30/07/2022
A reflection and prayer to start the day with the Rev Dr Craig Gardiner.
A reflection and prayer to start the day with the Revd Dr Craig Gardiner
Good morning or ‘bore da’. This morning in Tregaron, West Wales, the dawn rises on the tents of the National Eisteddfod. This huge celebration of Welsh language, art and culture happens every year in the first week of August. But, while the date remains a constant, the location varies year on year. Annually it re-invents itself around the centre of hospitality in the field known as the Maes.
Here, over the next week, thousands of visitors will rush from musical concerts and poetry readings to dances and venues for food. But almost everyone’s itinerary gets interrupted, as they chance upon old friends, who decide that spending time with one another is more important that whatever else was on their list. And maybe that’s just as it should be, for the name ‘Eisteddfod’, literally means, sitting together.
Long before the winner of one of this year’s poetry competitions is seated on the Bard’s chair, there will be countless other opportunities for ordinary people to sit on benches, stools, or cross-legged on the grass, and simply be with one another.

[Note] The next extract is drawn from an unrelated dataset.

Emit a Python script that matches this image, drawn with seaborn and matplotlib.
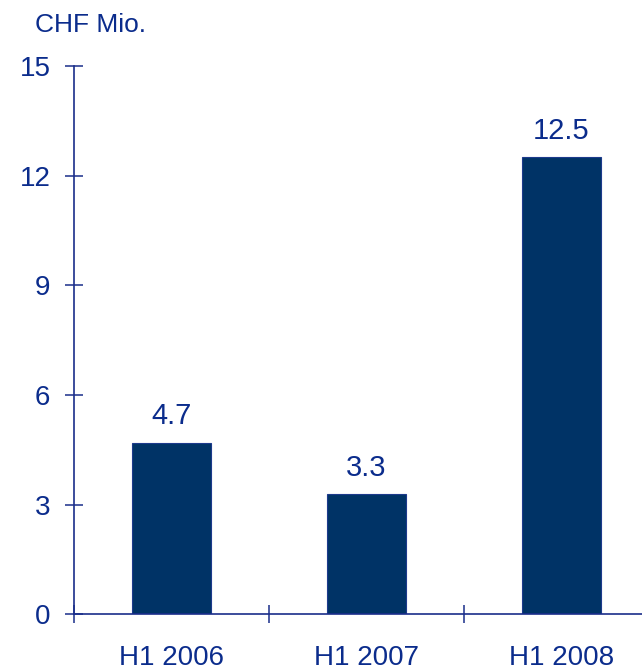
import matplotlib
matplotlib.use("Agg")
import matplotlib.pyplot as plt
import seaborn as sns
import pandas as pd

periods = ["H1 2006", "H1 2007", "H1 2008"]
values = [4.7, 3.3, 12.5]
value_labels = ["4.7", "3.3", "12.5"]
y_ticks = [0, 3, 6, 9, 12, 15]

BAR = "#003366"
EDGE = "#1d3a8c"
INK = "#0b2c8c"
AXIS = "#1a2e8a"

sns.set_theme(style="white")
plt.rcParams["font.family"] = ["Liberation Sans", "DejaVu Sans"]

df = pd.DataFrame({"period": periods, "value": values})

fig = plt.figure(figsize=(6.42, 6.70), dpi=100)
ax = fig.add_axes([0.1153, 0.0831, 0.8847, 0.8184])

sns.barplot(data=df, x="period", y="value", order=periods, color=BAR,
            width=0.405, saturation=1, edgecolor=EDGE, linewidth=0.8, ax=ax)

for i, (v, lab) in enumerate(zip(values, value_labels)):
    ax.annotate(lab, xy=(i, v), xytext=(0, 13), textcoords="offset points",
                ha="center", va="baseline", fontsize=21, color=INK)

ax.set_ylim(0, 15)
ax.set_xlim(-0.5, 2.413)
ax.set_yticks(y_ticks)
ax.set_yticklabels([str(t) for t in y_ticks])

# category labels sit between the boundary ticks
ax.set_xticks([0, 1, 2])
ax.set_xticklabels(periods)
ax.set_xticks([-0.5, 0.5, 1.5], minor=True)
ax.tick_params(axis="x", which="major", length=0, pad=22, labelsize=20,
               labelcolor=INK, bottom=True)
ax.tick_params(axis="x", which="minor", direction="inout", length=13,
               width=1.1, color=AXIS, bottom=True)
ax.tick_params(axis="y", direction="inout", length=13, width=1.1, color=AXIS,
               pad=10.5, labelsize=20, labelcolor=INK, left=True)

ax.set_xlabel("")
ax.set_ylabel("")
for side in ("top", "right"):
    ax.spines[side].set_visible(False)
for side in ("left", "bottom"):
    ax.spines[side].set_color(AXIS)
    ax.spines[side].set_linewidth(1.2)
ax.spines["left"].set_bounds(0, 15)

fig.text(35 / 642, 1 - 32 / 670, "CHF Mio.", fontsize=19, color=INK,
         ha="left", va="baseline")

fig.savefig("out.png", dpi=100)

As more of life returns to pre-covid busyness, we might practice sitting attentively with others. Like long ago when two sisters welcomed Jesus to their home. Martha was soon busy, rattling pots and preparing a meal. But Mary sat together with Jesus who says she made the better choice. Of course, Jesus wasn’t advocating indolence, but he does remind us, that everyone should have a time for simply sitting. And of course, in choosing as she did, Mary sat with God, which is really what any of us do, when we decide to pray.
God who pulls up a chair,
and invites us to linger,
bless those with whom we tarry today.